At check-in I’m unable to pay cash as I haven’t had the chance to get any Albanian currency yet. I ask the reception girl if it’s alright to pay by card, and she astounds me by replying ‘Easy-Peasy Lemon Squeezy !’ This phrase is practically unheard of outside the UK, no matter how fluent someone’s English is, and I’m so surprised that I just laugh. It turns out that she grew up attending a private Turkish school, where she started learning English from her very first day. One of her language teachers had studied in the UK, and it’s their influence that means she can now rattle off obscure English phrases at will.
Getting my hands on some Albanian money is my next priority, so I take a ten minute walk into the city. This time the currency I need is Albanian Lek, which operates under an awkward-ish exchange rate of about 150 Lek to the pound. I withdraw 15,000 Lek, with the machine deciding to give me this in the form of three 5,000 Lek notes. I make a mental note to stop asking for such round figure amounts in future, and that way I’ll avoid getting all my cash in these large denominations.

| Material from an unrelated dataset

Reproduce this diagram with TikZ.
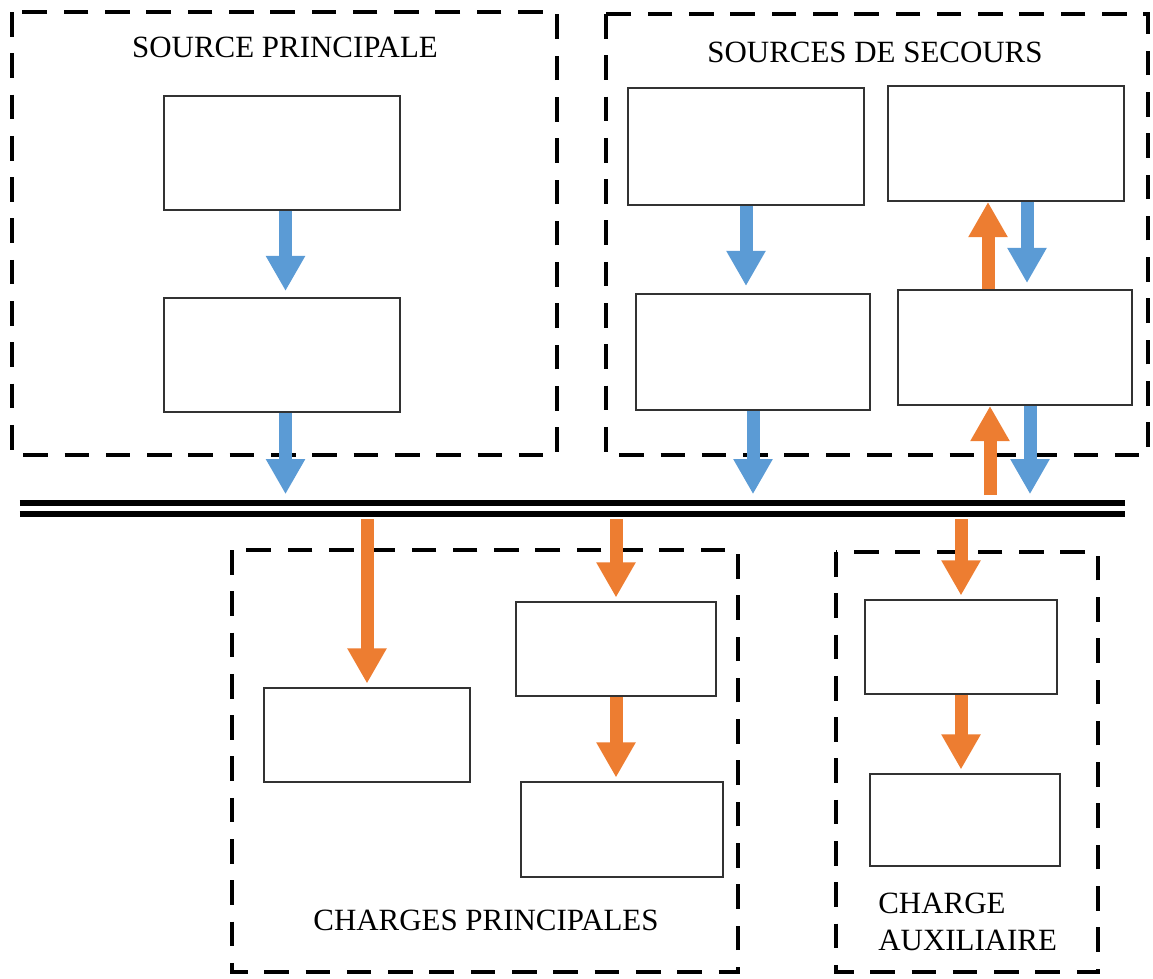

Walking round Shkodër, I notice a real mixture of rich and poor. There’s some flashy cars in town and lots of well-dressed people walking round with snazzy phones. The flip-side of this is that I see a number of poor souls raking through bins for recyclable cans and bottles so they can get money back on them. There’s even an old guy who looks like a rag and bone man, complete with horse and cart, who’s rummaging through a skip for anything that might be remotely useful. Walking back to the guesthouse I stop at a supermarket to buy a bit of road food for tomorrow. The checkout girl isn’t best pleased that I only have a 5,000 Lek note to pay for a handful of items.
However, the checkout girl was the only grumpy person I’ve met since crossing the border. Everyone else has been friendly. I’m pleasantly surprised that today I’ve had more people toot their horn, wave, or say ‘Hello’ than on any other day of the trip. I think Albania might just make a mockery of its bad reputation.